In circumstances where water is plentiful but unsafe to drink, knowing how to obtain clean drinking water could mean the difference between life and death. Sadly, there are many disaster situations where people die of thirst when there is water all around them because they do not know how to make the water safe to drink.
These simple, low-tech homemade solar water distillers, done as an experiment by New Mexico State University, use the evaporation cycle to purify undesirable water. They are nothing more than boxes constructed from miscellaneous materials with a glass or plexiglass face, a trough to collect the water, and tubes to drain the clean water into a container.
Dirty water is placed into the distiller box and left in the sun. When the sun heats up the box, pure water evaporates and collects on the glass as condensation, leaving the contaminants behind. The water drips down off the glass into the trough, where it flows through the tube into a collection jar.

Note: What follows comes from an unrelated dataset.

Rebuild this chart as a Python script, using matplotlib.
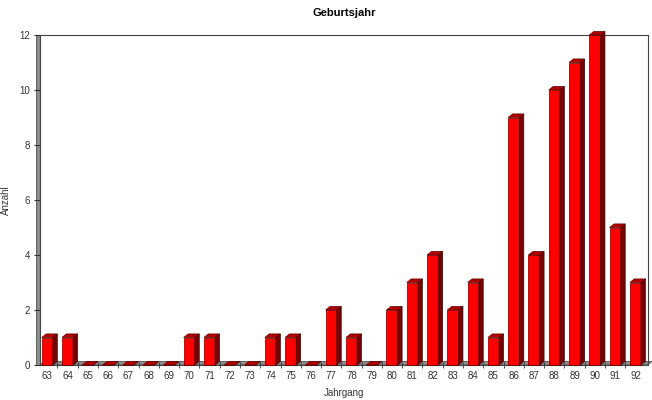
import matplotlib
matplotlib.use("Agg")
import matplotlib.pyplot as plt
from matplotlib.patches import Polygon

plt.rcParams['font.family'] = ['Liberation Sans', 'DejaVu Sans']

jahrgang = list(range(63, 93))
anzahl = [1, 1, 0, 0, 0, 0, 0, 1, 1, 0, 0, 1, 1, 0, 2, 1, 0, 2, 3, 4, 2, 3, 1, 9, 4, 10, 11, 12, 5, 3]
yticks = [0, 2, 4, 6, 8, 10, 12]

fig = plt.figure(figsize=(6.52, 4.0), dpi=100)
ax = fig.add_axes([0.0613, 0.0875, 0.932, 0.825])

breite = 0.55
dx, dy = 0.22, 0.13   # 3D-Tiefe in Dateneinheiten

# Boden und linke Wand (grau)
x0, x1 = jahrgang[0] - 0.36, jahrgang[-1] + 0.6
ax.add_patch(Polygon([(x0, 0), (x1, 0), (x1 + dx, dy), (x0 + dx, dy)], closed=True,
                     facecolor='#8c8c8c', edgecolor='#555555', lw=0.6, zorder=1, clip_on=False))
ax.add_patch(Polygon([(x0 - dx * 0.9, 0), (x0, 0), (x0, 12), (x0 - dx * 0.9, 12)], closed=True,
                     facecolor='#8c8c8c', edgecolor='#555555', lw=0.6, zorder=1, clip_on=False))

for x, h in zip(jahrgang, anzahl):
    l = x - breite / 2
    r = x + breite / 2
    # Front
    ax.add_patch(Polygon([(l, 0), (r, 0), (r, h), (l, h)], facecolor='#ff0000',
                         edgecolor='#600000', lw=0.5, zorder=3, clip_on=False))
    # Seite
    ax.add_patch(Polygon([(r, 0), (r + dx, dy), (r + dx, h + dy), (r, h)], facecolor='#7a0000',
                         edgecolor='#500000', lw=0.5, zorder=3, clip_on=False))
    # Oberseite
    ax.add_patch(Polygon([(l, h), (r, h), (r + dx, h + dy), (l + dx, h + dy)], facecolor='#b00000',
                         edgecolor='#600000', lw=0.5, zorder=3, clip_on=False))

ax.set_xlim(x0, 92.6)
ax.set_ylim(0, 12)
ax.set_yticks(yticks)
ax.set_xticks(jahrgang)
ax.set_xticklabels([str(j) for j in jahrgang])
ax.set_xticks([j + 0.5 for j in jahrgang[:-1]], minor=True)
ax.tick_params(axis='x', which='major', length=0, labelsize=7, colors='#333333', pad=4)
ax.tick_params(axis='x', which='minor', length=4, direction='inout', color='#333333')
ax.tick_params(axis='y', length=4, labelsize=7, colors='#333333', pad=3)

for s in ax.spines.values():
    s.set_color('#444444')
    s.set_linewidth(0.8)

ax.set_title('Geburtsjahr', fontsize=8, fontweight='bold', pad=14)
ax.set_xlabel('Jahrgang', fontsize=7, color='#333333', labelpad=5)
ax.set_ylabel('Anzahl', fontsize=7, color='#333333', labelpad=6)

fig.savefig('out.png', dpi=100)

These distillers are effective, safe, and cheap, as they can be made from materials that are easy to obtain. They are able to purify contaminated water and saltwater.
According to the NMSU studies done with these distillers, seawater with 30,000 parts per million of salt can be purified to 1 ppm.
No matter how bad the water is that is placed into the distiller, the water collected in this manner comes out about 99.9% pure, making these simple distillers ideal for disaster situations.
A unit built similar to these at a size of about 6 ft x 4 ft would provide about four gallons of clean water per day – enough drinking and cooking water for a family of four.